Watch out for crypto-assets!
The European Banking Authority (EBA), the European Insurance and Occupational Pensions Authority (EIOPA), and the European Securities and Markets Authority (ESMA) have issued a warning to consumers on the risks of crypto-assets. These three supervisory authorities highlight that crypto-assets are not all the same, they can be risky, and the level of protection - i.e. the rules, oversight, and safeguards in place - may be limited depending on the type of crypto-asset.
Crypto-assets are digital representations of value or rights, such as ownership of a piece of art, a sum of money in euros or dollars, or a financial instrument (like a share). They rely on cryptographic techniques to ensure data is secure and verifiable.
Consumers are advised to be particularly cautious when investing in crypto-assets or using services offered by providers based outside the European Union or by non-regulated providers.
For this reason, the European supervisory authorities have also released a joint information sheet on the EU regulation for the crypto-asset market (MiCA).
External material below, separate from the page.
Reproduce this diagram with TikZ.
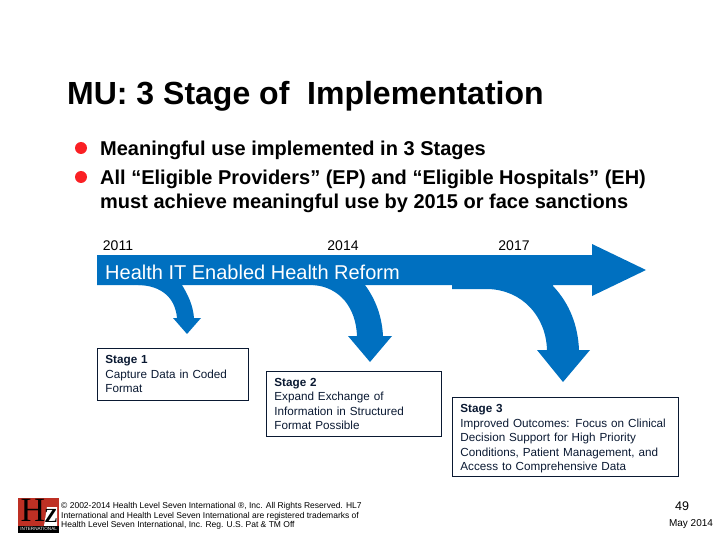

The sheet explains what crypto-assets are, which ones are regulated and which are not, and the types of providers consumers may come across.
We've covered this topic in our own information sheet on crypto-assets and in a related news article.
If you are interested in crypto-assets, don't forget that investing in crypto-assets means:
- accepting the very real possibility of losing all the money invested;
- being exposed to misleading advertising, including via social media and influencers;
- being wary of promised returns, which are often fast and high - so much so that they may seem too good to be true!